Another important fact made clear by Palladius is the toleration shown by the early monks in respect of nuns, and holy women, whether married or single, and he shews clearly the important part which devout women played in the Christian world of the fourth century. Of the sixty-eight histories which are given in the first book of Paradise, according to the Syriac version, nineteen are devoted to the lives of women. From these we see that women lived stern, strenuous lives, like the monks, and that some died for their religion. Thus Potamiaena suffered martyrdom by being plunged up to the neck into a cauldron of boiling pitch. A nameless virgin of Alexandria lived secluded in a tomb, and saw neither man nor woman for twelve years. Piamon, the virgin, worked at the weaving of linen by day, kept vigil by night, and ate once a day in the evening; she possessed the gift of prophecy, and had the power of casting spells on men at a distance, which rendered them helpless. Emmâ (i.e., “Mother”) Talîdâ was the head of a house of sixty virgins, and very old when Palladius saw her; he relates that when he sat down by her, “in the boldness and freedom which she had acquired in Christ,” she stretched out her hands and laid them on his shoulders. Taor, another virgin of Antinoë, wore neither veil nor sandals, dressed in rags, and worked always. Colluthus had lived for sixty years in her nunnery and had never gone down to the market.
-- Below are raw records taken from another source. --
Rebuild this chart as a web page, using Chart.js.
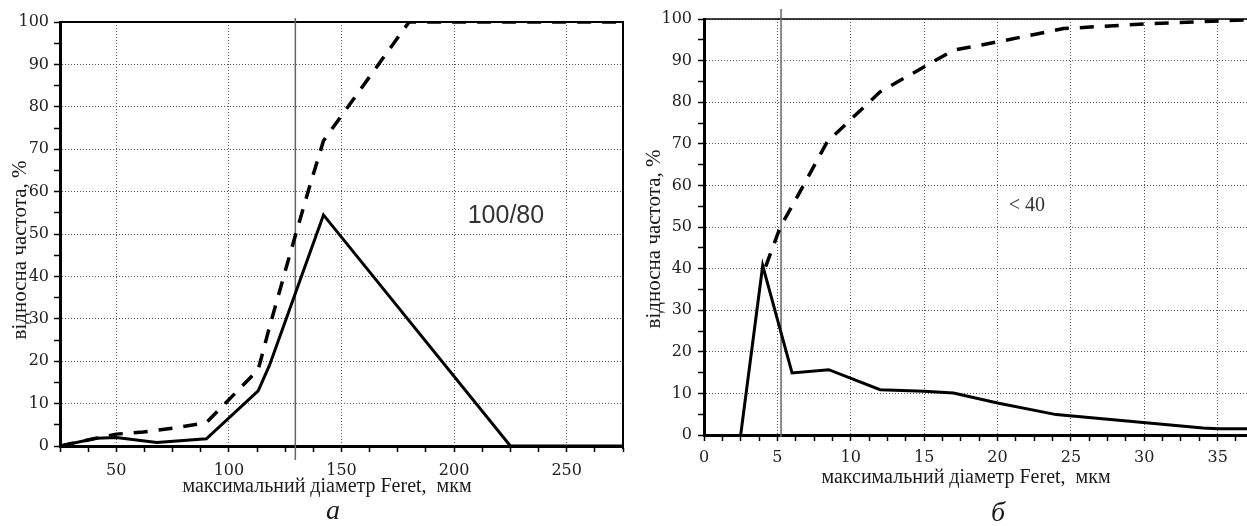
<!DOCTYPE html>
<html>
<head>
<meta charset="utf-8">
<script src="https://cdn.jsdelivr.net/npm/chart.js@4.4.1/dist/chart.umd.min.js"></script>
<style>
  html, body { margin: 0; padding: 0; background: #fff; }
  #wrap { position: relative; width: 1247px; height: 526px; overflow: hidden; }
  canvas { position: absolute; top: 0; }
  #chartA { left: 0; }
  #chartB { left: 640px; }
</style>
</head>
<body>
<div id="wrap">
  <canvas id="chartA" width="640" height="526"></canvas>
  <canvas id="chartB" width="607" height="526"></canvas>
</div>
<script>
// panel "а" : powder 100/80
const sizeA    = [25, 41, 50, 68, 90, 113, 118, 142, 225, 275];
const freqA    = [0, 1.8, 2, 0.8, 1.7, 13, 19, 54.5, 0, 0];
const cumSizeA = [25, 40, 50, 62, 75, 90, 113, 118, 127, 136, 142, 180, 275];
const cumFreqA = [0, 1.7, 2.8, 3.3, 4.2, 5.5, 18, 28, 45, 61.5, 72, 100, 100];
const markerA  = 129.5;

// panel "б" : powder <40
const sizeB    = [2.5, 4, 6, 8.5, 12, 15, 17, 20, 24, 34, 35, 37];
const freqB    = [0, 40.7, 14.9, 15.7, 10.9, 10.5, 10.1, 7.7, 4.9, 1.7, 1.5, 1.5];
const cumSizeB = [4.2, 5.2, 6, 8.4, 12, 17, 20, 24.5, 30, 37];
const cumFreqB = [40.5, 50, 55, 70.5, 82.5, 92.5, 94.5, 97.7, 98.8, 99.8];
const markerB  = 5.25;

const xTitle = 'максимальний діаметр Feret,  мкм';
const yTitle = 'відносна частота, %';

const toPoints = (xs, ys) => xs.map((x, i) => ({ x: x, y: ys[i] }));

// frame, reference line and loose texts
const decor = {
  id: 'decor',
  beforeDatasetsDraw(chart, args, o) {
    const { ctx, chartArea: a, scales: { x } } = chart;
    ctx.save();
    ctx.strokeStyle = '#000';
    ctx.lineWidth = o.frameWidth;
    ctx.beginPath();
    ctx.moveTo(a.left, a.top);
    ctx.lineTo(a.right, a.top);
    if (o.rightFrame) ctx.lineTo(a.right, a.bottom + 3);
    ctx.stroke();

    const mx = x.getPixelForValue(o.marker);
    ctx.strokeStyle = '#666';
    ctx.lineWidth = 1.5;
    ctx.beginPath();
    ctx.moveTo(mx, o.markerTop);
    ctx.lineTo(mx, o.markerBottom);
    ctx.stroke();
    ctx.restore();
  },
  afterDraw(chart, args, o) {
    const { ctx, scales: { x, y } } = chart;
    ctx.save();
    ctx.fillStyle = '#1a1a1a';
    ctx.textAlign = 'center';
    ctx.textBaseline = 'middle';

    ctx.font = '20px "Liberation Serif"';
    ctx.fillText(xTitle, o.xTitlePos[0], o.xTitlePos[1]);

    ctx.save();
    ctx.font = '21px "Liberation Serif"';
    ctx.translate(o.yTitlePos[0], o.yTitlePos[1]);
    ctx.rotate(-Math.PI / 2);
    ctx.fillText(yTitle, 0, 0);
    ctx.restore();

    ctx.font = 'italic 28px "Liberation Serif"';
    ctx.fillText(o.caption, o.captionPos[0], o.captionPos[1]);

    ctx.font = o.noteFont;
    ctx.fillStyle = '#333';
    ctx.fillText(o.note, x.getPixelForValue(o.noteAt[0]), y.getPixelForValue(o.noteAt[1]));
    ctx.restore();
  }
};

function makeChart(id, cfg) {
  const ctx = document.getElementById(id).getContext('2d');
  return new Chart(ctx, {
    type: 'line',
    data: {
      datasets: [
        {
          label: 'частота',
          data: toPoints(cfg.xs, cfg.ys),
          borderColor: '#000',
          borderWidth: 3,
          pointRadius: 0,
          tension: 0,
          fill: false
        },
        {
          label: 'накопичена',
          data: toPoints(cfg.cxs, cfg.cys),
          borderColor: '#000',
          borderWidth: 3.5,
          borderDash: [14, 11],
          pointRadius: 0,
          tension: 0,
          fill: false
        }
      ]
    },
    plugins: [decor],
    options: {
      responsive: false,
      animation: false,
      devicePixelRatio: 1,
      layout: { padding: cfg.padding },
      plugins: {
        legend: { display: false },
        tooltip: { enabled: false },
        decor: cfg.decor
      },
      scales: {
        x: {
          type: 'linear',
          min: cfg.xMin,
          max: cfg.xMax,
          afterFit: s => { s.height = cfg.xAxisH; },
          border: { color: '#000', width: 3, dash: [1, 2] },
          grid: {
            color: c => (c.tick && c.tick.value % cfg.xMajor === 0) ? '#555' : 'rgba(0,0,0,0)',
            lineWidth: 1,
            tickColor: '#000',
            tickWidth: 1.5,
            tickLength: 6
          },
          ticks: {
            stepSize: cfg.xStep,
            includeBounds: false,
            autoSkip: false,
            maxRotation: 0,
            minRotation: 0,
            padding: cfg.xPad,
            color: '#222',
            font: { family: 'DejaVu Serif', size: 16 },
            callback: v => (v % cfg.xMajor === 0 ? v : '')
          }
        },
        y: {
          type: 'linear',
          min: 0,
          max: 100,
          afterFit: s => { s.width = cfg.yAxisW; },
          border: { color: '#000', width: 3, dash: [1, 2] },
          grid: {
            color: c => (c.tick && c.tick.value % 10 === 0) ? '#555' : 'rgba(0,0,0,0)',
            lineWidth: 1,
            tickColor: '#000',
            tickWidth: 1.5,
            tickLength: 6
          },
          ticks: {
            stepSize: 5,
            autoSkip: false,
            padding: cfg.yPad,
            color: '#222',
            font: { family: 'DejaVu Serif', size: 16 },
            callback: v => (v % 10 === 0 ? v : '')
          }
        }
      }
    }
  });
}

makeChart('chartA', {
  xs: sizeA, ys: freqA, cxs: cumSizeA, cys: cumFreqA,
  xMin: 25, xMax: 275, xStep: 12.5, xMajor: 50,
  xAxisH: 80, yAxisW: 60, xPad: 9, yPad: 5,
  padding: { top: 22, right: 17, left: 0, bottom: 0 },
  decor: {
    frameWidth: 2, rightFrame: true,
    marker: markerA, markerTop: 18, markerBottom: 460,
    xTitlePos: [327, 487], yTitlePos: [20, 250],
    caption: 'а', captionPos: [333, 512],
    note: '100/80', noteAt: [223, 54.2], noteFont: '25px "Liberation Sans"'
  }
});

makeChart('chartB', {
  xs: sizeB, ys: freqB, cxs: cumSizeB, cys: cumFreqB,
  xMin: 0, xMax: 37, xStep: 1.25, xMajor: 5,
  xAxisH: 91, yAxisW: 64, xPad: 7, yPad: 6,
  padding: { top: 19, right: 0, left: 0, bottom: 0 },
  decor: {
    frameWidth: 1.5, rightFrame: false,
    marker: markerB, markerTop: 9, markerBottom: 437,
    xTitlePos: [326, 478], yTitlePos: [14, 239],
    caption: 'б', captionPos: [358, 514],
    note: '< 40', noteAt: [22, 55], noteFont: '20px "Liberation Serif"'
  }
});
</script>
</body>
</html>
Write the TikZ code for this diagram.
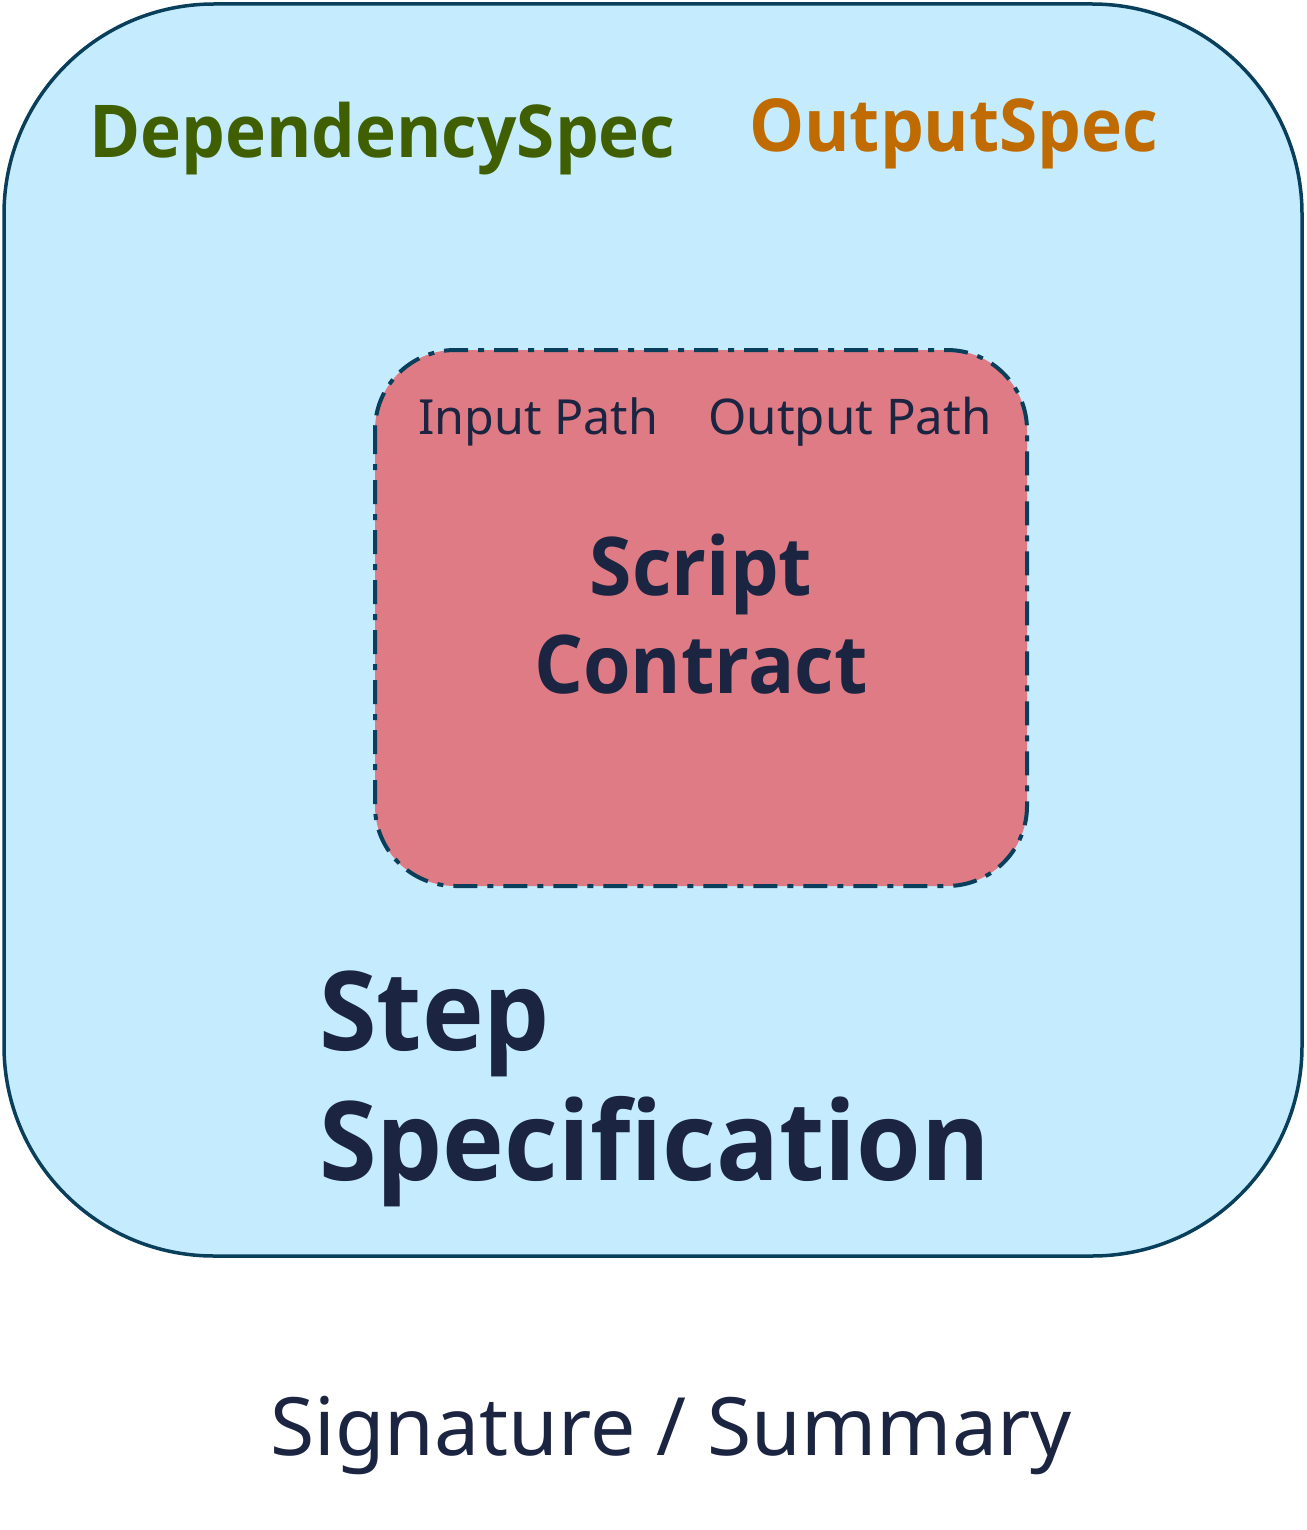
\documentclass[tikz,border=0pt]{standalone}
\usepackage{fontspec}
\setmainfont{Noto Sans}
\newfontfamily\boldfam{Open Sans}[FakeStretch=0.95]
\begin{document}
\begin{tikzpicture}[x=1pt,y=-1pt,
  txt/.style={text=navytxt, inner sep=0pt},
  outerbox/.style={draw=edgeblue, line width=3.5pt, fill=skyfill, rounded corners=210pt},
  innerbox/.style={draw=edgeblue, line width=4pt, fill=rosefill, rounded corners=80pt,
     dash pattern=on 24pt off 10pt on 6pt off 10pt}]
\definecolor{edgeblue}{HTML}{0A3F5C}
\definecolor{skyfill}{HTML}{C4ECFE}
\definecolor{rosefill}{HTML}{DE7B84}
\definecolor{navytxt}{HTML}{1B2440}
\definecolor{greentxt}{HTML}{3F5F00}
\definecolor{orangetxt}{HTML}{C06B00}
\useasboundingbox (0,0) rectangle (1306,1530);
\draw[outerbox] (4,4) rectangle (1302,1256);
\draw[innerbox] (375,350) rectangle (1027,886);
\node[txt, text=greentxt, anchor=base west, font=\boldfam\fontsize{72.9}{88}\selectfont\bfseries] (dep) at (89,158) {DependencySpec};
\node[txt, text=orangetxt, anchor=base west, font=\boldfam\fontsize{73}{88}\selectfont\bfseries] (out) at (749,152) {OutputSpec};
\node[txt, anchor=base west, font=\fontsize{48.4}{58}\selectfont] (inp) at (418,434) {Input Path};
\node[txt, anchor=base west, font=\fontsize{49.2}{58}\selectfont] (outp) at (708,434) {Output Path};
\node[txt, anchor=base, font=\boldfam\fontsize{81}{96}\selectfont\bfseries] (scr) at (701,595) {Script};
\node[txt, anchor=base, font=\boldfam\fontsize{81}{96}\selectfont\bfseries] (con) at (701,693) {Contract};
\node[txt, anchor=base west, font=\boldfam\fontsize{110}{130}\selectfont\bfseries] (step) at (319,1050) {Step};
\node[txt, anchor=base west, font=\boldfam\fontsize{110}{130}\selectfont\bfseries] (spec) at (319,1180) {Specification};
\node[txt, anchor=base, font=\fontsize{80.5}{96}\selectfont] (sig) at (671,1455) {Signature / Summary};
\end{tikzpicture}
\end{document}
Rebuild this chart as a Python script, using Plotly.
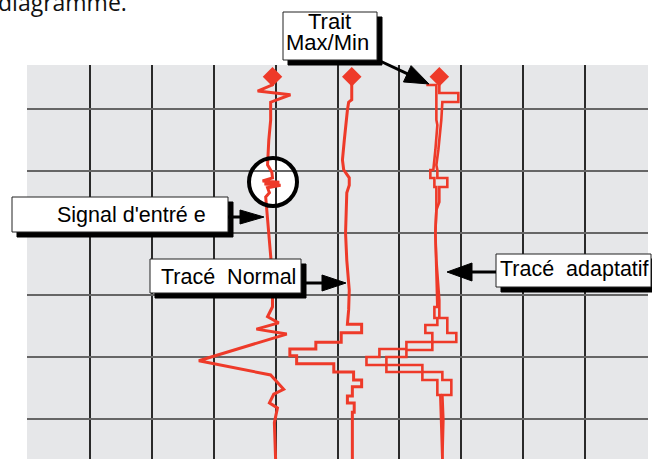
import math
import plotly.graph_objects as go

# axe horizontal : valeur en % de la largeur du papier ; axe vertical : temps (10 = une division)
sig_val = [39.5, 39.5, 37.1, 42.4, 39.2, 39.2, 38.9, 38.7, 39.4, 39.5, 37.9, 40.6, 38.2, 40.8,
           38.7, 39.0, 38.4, 38.7, 39.0, 39.4, 39.5, 39.5, 38.7, 40.5, 36.9, 41.8, 27.6, 39.2,
           41.3, 39.7, 39.0, 40.3, 39.8, 40.0]
sig_t = [4.8, 6.1, 7.1, 7.7, 8.9, 11.8, 15.0, 19.0, 20.2, 21.1, 21.6, 21.8, 22.1, 22.3,
         22.7, 23.5, 24.2, 27.4, 31.1, 36.0, 40.5, 41.9, 43.5, 44.5, 45.5, 46.3, 50.6, 52.9,
         55.2, 56.0, 57.4, 58.2, 60.6, 66.5]

# tracé normal
norm_val = [52.3, 52.3, 51.8, 51.6, 51.1, 50.8, 51.0, 51.9, 51.9, 51.5, 51.3, 51.5, 51.9, 51.8,
            51.6, 53.9, 53.9, 50.6, 50.6, 46.5, 46.5, 42.3, 42.3, 43.4, 43.4, 49.4, 49.4, 52.6,
            52.6, 53.9, 53.9, 52.4, 52.4, 51.6, 51.6, 52.7, 52.7, 52.4, 52.4]
norm_t = [4.8, 8.5, 8.9, 10.2, 15.0, 18.2, 19.8, 21.1, 22.3, 23.5, 30.0, 34.4, 39.2, 42.4,
          44.7, 44.7, 46.1, 46.1, 47.6, 47.6, 48.7, 48.7, 49.8, 49.8, 51.1, 51.1, 52.4, 52.4,
          53.7, 53.7, 54.8, 54.8, 56.3, 56.3, 57.4, 57.4, 58.9, 58.9, 66.5]

# tracé adaptatif : trait max et trait min
max_val = [66.45, 66.45, 69.52, 69.52, 66.94, 66.77, 66.29, 65.97, 66.13, 66.13, 67.74, 67.74,
           66.45, 66.45, 65.97, 65.81, 65.97, 66.29, 66.45, 66.45, 67.74, 67.74, 69.19, 69.19,
           65.32, 65.32, 61.13, 61.13, 57.90, 57.90, 63.71, 63.71, 66.94, 66.94, 68.39, 68.39,
           66.94, 67.10, 66.94]
max_t = [4.8, 7.42, 7.42, 8.87, 8.87, 11.77, 16.61, 19.03, 19.84, 21.13, 21.13, 22.58,
         22.58, 25.0, 26.29, 30.0, 34.35, 39.19, 40.81, 43.71, 43.71, 46.13, 46.13, 47.58,
         47.58, 48.87, 48.87, 50.0, 50.0, 51.29, 51.29, 52.42, 52.42, 53.71, 53.71, 56.13,
         56.13, 60.16, 66.5]
min_val = [64.35, 65.97, 65.97, 66.13, 65.81, 65.48, 65.48, 65.00, 65.00, 65.65, 65.65, 65.97,
           65.97, 65.97, 65.81, 65.97, 66.13, 66.13, 65.65, 65.65, 66.13, 66.13, 64.19, 64.19,
           65.32, 65.32, 61.13, 61.13, 56.77, 56.77, 54.68, 54.68, 57.90, 57.90, 63.71, 63.71,
           66.13, 66.13, 66.61, 66.77, 66.94]
min_t = [6.13, 6.13, 11.77, 12.58, 16.61, 19.03, 19.84, 19.84, 21.13, 21.13, 22.58, 22.58,
         25.0, 26.29, 30.0, 34.35, 39.19, 41.94, 41.94, 43.71, 43.71, 44.84, 44.84, 46.13,
         46.13, 47.58, 47.58, 48.71, 48.71, 50.0, 50.0, 51.29, 51.29, 52.42, 52.42, 53.71,
         53.71, 56.13, 56.13, 60.16, 66.5]

# début de chaque trace (losanges)
start_val = [39.5, 52.3, 66.45]
start_t = [4.8, 4.8, 4.8]

RED = "#ee3a29"
FONT = "Liberation Sans"

# zone de tracé en pixels
L, R, T, B = 27, 648, 65, 459


def px(x):
    return (x - L) / (R - L)


def py(y):
    return (B - y) / (B - T)


fig = go.Figure()
fig.add_trace(go.Scatter(x=sig_val, y=sig_t, mode="lines", line=dict(color=RED, width=3)))
fig.add_trace(go.Scatter(x=norm_val, y=norm_t, mode="lines", line=dict(color=RED, width=3)))
fig.add_trace(go.Scatter(x=max_val, y=max_t, mode="lines", line=dict(color=RED, width=2.6)))
fig.add_trace(go.Scatter(x=min_val, y=min_t, mode="lines", line=dict(color=RED, width=2.6)))
fig.add_trace(go.Scatter(x=start_val, y=start_t, mode="markers",
                         marker=dict(symbol="diamond", size=15, color=RED, line_width=0)))

shapes = []
annots = []


def rect(x0, y0, x1, y1, fill, line=None):
    shapes.append(dict(type="rect", xref="paper", yref="paper",
                       x0=px(x0), x1=px(x1), y0=py(y1), y1=py(y0),
                       fillcolor=fill, line=dict(color=line or fill, width=1),
                       layer="above"))


def box(x0, y0, x1, y1, d=5):
    rect(x0 + d, y0 + d, x1 + d, y1 + d, "black")
    rect(x0, y0, x1, y1, "white", "#222")


def label(text, x, y, size=21.5):
    annots.append(dict(text=text, x=px(x), y=py(y), xref="paper", yref="paper",
                       showarrow=False, xanchor="center", yanchor="middle",
                       font=dict(family=FONT, size=size, color="black")))


def arrow(x0, y0, x1, y1, head=23, half=8, width=3):
    dx, dy = x1 - x0, y1 - y0
    n = math.hypot(dx, dy)
    ux, uy = dx / n, dy / n
    bx, by = x1 - ux * head, y1 - uy * head
    shapes.append(dict(type="line", xref="paper", yref="paper",
                       x0=px(x0), y0=py(y0), x1=px(bx + ux), y1=py(by + uy),
                       line=dict(color="black", width=width), layer="above"))
    pts = [(x1, y1), (bx - uy * half, by + ux * half), (bx + uy * half, by - ux * half)]
    path = "M" + " L".join(f"{px(a):.5f},{py(b):.5f}" for a, b in pts) + " Z"
    shapes.append(dict(type="path", xref="paper", yref="paper", path=path,
                       fillcolor="black", line=dict(color="black", width=1), layer="above"))


# bande haute sans lignes verticales
shapes.append(dict(type="rect", xref="paper", yref="paper", x0=0, x1=1, y0=py(70), y1=1,
                   fillcolor="#e6e7e9", line_width=0, layer="between"))
# cercle autour du bruit
shapes.append(dict(type="circle", xref="paper", yref="paper",
                   x0=px(249), x1=px(297), y0=py(206), y1=py(158),
                   fillcolor="white", line_width=0, layer="below"))
shapes.append(dict(type="circle", xref="paper", yref="paper",
                   x0=px(249), x1=px(297), y0=py(206), y1=py(158),
                   line=dict(color="black", width=4), layer="above"))

box(283, 12, 377, 60, d=5)
label("Trait", 329, 22, 22)
label("Max/Min", 327, 43, 22)
arrow(380, 61, 429, 84, head=24, half=9)

box(12, 197, 228, 232)
label("Signal d'entré e", 131, 215)
arrow(228, 217, 264, 217, head=24, half=7)

box(150, 259, 301, 293)
label("Tracé\u00a0 Normal", 228, 277)
arrow(306, 283, 346, 283, head=24, half=8)

box(496, 254, 651, 287)
label("Tracé\u00a0 adaptatif", 574, 269)
arrow(496, 272, 447, 272, head=25, half=9)

# fin de la phrase du texte au-dessus du diagramme
annots.append(dict(text="diagramme.", x=px(-4), y=py(2), xref="paper", yref="paper",
                   showarrow=False, xanchor="left", yanchor="middle",
                   font=dict(family="Open Sans", size=23, color="#111")))

fig.update_layout(
    width=652, height=459,
    margin=dict(l=L, r=652 - R, t=T, b=0),
    paper_bgcolor="white", plot_bgcolor="#e6e7e9",
    showlegend=False,
    shapes=shapes, annotations=annots,
    xaxis=dict(range=[-0.16, 100.16], tick0=0, dtick=10, showticklabels=False,
               showgrid=True, gridcolor="#2a2a2a", gridwidth=1.5, zeroline=False,
               ticks="", fixedrange=True),
    yaxis=dict(range=[66.45, 2.9], tick0=0, dtick=10, showticklabels=False,
               showgrid=True, gridcolor="#666", gridwidth=2, zeroline=False,
               ticks="", fixedrange=True),
)

fig.write_html("out.html", config={"displayModeBar": False},
               post_script="document.body.style.margin='0';"
                           "document.body.style.overflow='hidden';")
Next we have a group of devout women headed by Melania the Elder, who had visited many recluses in their abodes. She was of Spanish origin, and was the daughter of a man who had held consular rank, and was left a widow at the age of twenty-two. She left her native land, having realized much of her property, and came to Alexandria, whence she went into the desert and lived in Nitria for six months. Here she met Pambo, Arsenius, Serapion, Paphnutius, Isidore, Dioscurus, and many others. She next went to Jerusalem, where she dwelt for twenty-seven years, and there she spent large sums in supporting the faithful and in receiving strangers. She studied and read the works of the Fathers with great diligence, and was a wise and understanding woman; her generosity was boundless, and she gave everything she could to help her religion. Melania the Younger withdrew from the world at the age of twenty, and she gave 35,000 darics to the churches in Egypt, Palestine, and Antioch; Palladius estimates that in other ways she must have given away four times this amount of money. And she set free eight thousand of her slaves. Olympias also, another patrician lady, set free her slaves, gave all her silk apparel to cover the altars in the churches, and spent her wealth lavishly on the brethren. Her garments were the worst to be seen, and she ate the food which her own servants rejected. Palladius knew this woman well, and was, “as it were, a member of her household,” and on his advice “she made gifts unto many.” Candida, another patrician lady, gave all her possessions to the poor, and night after night she left her bed, ground the corn, made the bread for the Offering, and heated the oven and baked it. She ate no meat, and her food on ordinary days consisted of dry bread dipped in vinegar; on festival days she ate fish, vegetables, and oil. Juliana of Caesarea hid Origen in her house for two years, and kept him at her own expense.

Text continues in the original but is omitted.